Y es el propio Santugini quien en 1944 -casi diez años después- convence a los productores para emprender la versión cinematográfica. Se firma el contrato de cesión de derechos el 1 de marzo y, unos días después, en una entrevista radiofónica, Neville asegura que su próximo proyecto será Domingo de carnaval.  Así que, durante un tiempo, Satugini trabaja solo en el guión de La torre de los siete jorobados, se queda con la trama principal de la novela y, para curarse en salud, prescinde de todos los materiales "contaminados" por el satanismo y lo sobrenatural.
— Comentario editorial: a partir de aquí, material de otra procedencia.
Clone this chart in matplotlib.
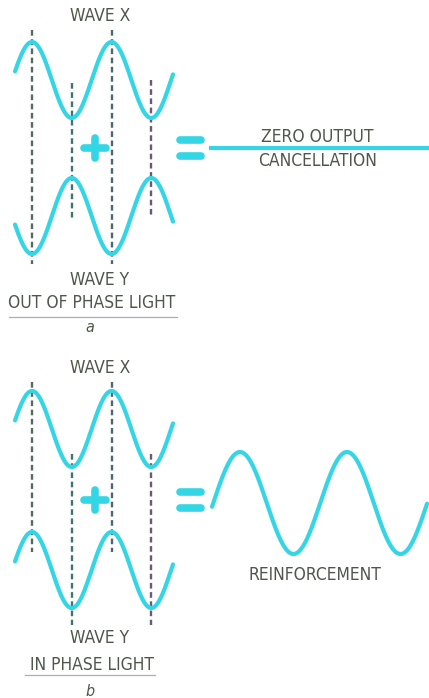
import numpy as np
import matplotlib.pyplot as plt

########### Data ###########

# phase of each small wave (0 = crest on the first dashed line, 180 = trough)
phase_a = [0, 180]      # wave X, wave Y : out of phase
phase_b = [0, 0]        # wave X, wave Y : in phase
cycles = 2              # cycles shown in each small wave

# how far each dashed guide runs past wave X (up) and wave Y (down)
dash_over_a = [(12, 10), (35, 42), (12, 10), (38, 40)]
dash_over_b = [(9, 20), (13, 17), (9, 20), (13, 17)]

labels_a = ['WAVE X', 'WAVE Y', 'OUT OF PHASE LIGHT', 'a']
labels_b = ['WAVE X', 'WAVE Y', 'IN PHASE LIGHT', 'b']
result_a = ['ZERO OUTPUT', 'CANCELLATION']
result_b = ['REINFORCEMENT']

########### Style ###########

cyan = '#34d6e6'
ink = '#4f574d'
dash_cols = ['#566a64', '#3e7570', '#4b6870', '#6a5a74']
fam = ['DejaVu Sans']

W, H = 429, 698
fig = plt.figure(figsize=(W/100, H/100), dpi=100)
ax = fig.add_axes([0, 0, 1, 1])
ax.set_xlim(0, W)
ax.set_ylim(H, 0)
ax.axis('off')

x0, per = 32, 79.5       # first crest and period of the small waves
amp = 38

def txt(x, y, s, **kw):
    kw.setdefault('fontsize', 12.5)
    ax.text(x, y, s, ha='center', va='center', color=ink, family=fam,
            fontstretch='condensed', **kw)

def small_pair(phases, yc, over, labels, ylab):
    # two waves, top and bottom
    x = np.linspace(15, 173, 400)
    for ph, c in zip(phases, yc):
        y = c - amp*np.cos(2*np.pi*(x - x0)/per + np.radians(ph))
        ax.plot(x, y, color=cyan, lw=3.0, solid_capstyle='round', zorder=3)
    # dashed guide lines on crests / troughs
    for k in range(2*cycles):
        xv = x0 + k*per/2
        ext = [c - amp*np.cos(np.pi*k + np.radians(ph)) for ph, c in zip(phases, yc)]
        top = ext[0] - over[k][0]
        bot = ext[1] + over[k][1]
        ax.plot([xv, xv], [top, bot], color=dash_cols[k], lw=1.7,
                dashes=(2.4, 1.5), zorder=2)
    # plus sign
    yp = (yc[0] + yc[1])/2
    ax.plot([84, 106], [yp, yp], color=cyan, lw=5.5, solid_capstyle='round', zorder=4)
    ax.plot([95, 95], [yp-10, yp+10], color=cyan, lw=5.5, solid_capstyle='round', zorder=4)
    # equals sign
    for dy in (-8, 8):
        ax.plot([180, 201], [yp+dy, yp+dy], color=cyan, lw=5.5,
                solid_capstyle='round', zorder=4)
    # labels
    txt(100, ylab[0], labels[0])
    txt(100, ylab[1], labels[1])
    txt(92, ylab[2], labels[2])
    txt(90, ylab[3], labels[3], style='italic', fontsize=11.5)
    return yp

############ Panel a ############

yp = small_pair(phase_a, [80, 216], dash_over_a, labels_a, [16, 280, 303, 327])
ax.plot([9, 177], [317, 317], color='#a8b0aa', lw=0.9)
ax.plot([211, 429], [yp, yp], color=cyan, lw=3.0, zorder=3)
txt(317, yp - 11, result_a[0])
txt(318, yp + 13, result_a[1])

############ Panel b ############

yp = small_pair(phase_b, [429, 570], dash_over_b, labels_b, [368, 638, 665, 692])
ax.plot([25, 155], [675, 675], color='#a8b0aa', lw=0.9)
xr = np.linspace(212, 427, 500)
pr = 107
yr = 503 - 51*np.cos(2*np.pi*(xr - 240)/pr)
ax.plot(xr, yr, color=cyan, lw=3.0, solid_capstyle='round', zorder=3)
txt(315, 575, result_b[0])

fig.savefig('out.png', dpi=100, facecolor='white')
A principios de mayo, el guión, firmado ya por Santugini y Neville, se presenta a censura previa.

 
Y aquella novela que apañó con bien un negro y casi novel Jesús de Aragón, encontró en Santugini al guionista idóneo y en Neville al director ideal para transfigurar una trama que, pudiéndose despeñar por lo tremebundo, levanta vuelo por obra y gracia del tono ligero y de los visos oníricos que desprenden las formas.

El pánfilo y el fantasma

Desde luego no se le pueden poner pegas al casting, con ese pánfilo Basilio Beltrán en la piel de un simpático Antonio Casal, enredado por Robinsón de Mantua -no me digáis que no es un nombre magnífico para el fantasma de un arqueólogo-, encarnado de maravilla por Félix de Pomés, para proteger a su sobrina Inés a la que pone carita Isabel de Pomés,

Isabel de Pomés es Inés de Mantua

de la amenaza del siniestro doctor Sabatino, un estupendo Guillermo Marín, que gobierna el mundo tenebroso de la torre de los siete jorobados (en realidad, bastantes más), en el otro Madrid bajo la plaza del Alamillo, donde mantiene encerrado al chiflado y entrañable doctor Zacarías, un espléndido Antonio Riquelme.

El pánfilo, el doctor siniestro y el profesor chiflado

Seguramente no cabe imaginar mejores mimbres para conjugar fantasía, misterio, humor y costumbrismo que de una forma tan deliciosa acaban cuajando en La torre de los siete jorobados, una película que se abrocha con un desenlace que le hubiera gustado a Lubitsch -tan admirado por Neville-, con el fantasma Robinsón de Mantua que abandona la escena llevándose a una Venus de Milo -es mi tipo de mujer- mientras reconviene a Basilio la ardiente efusión con Inés. En fin, La torre de los siete jorobados, sobra decirlo, no es una película de miedo, sino una encantadora y disparatada comedia de fantasmas.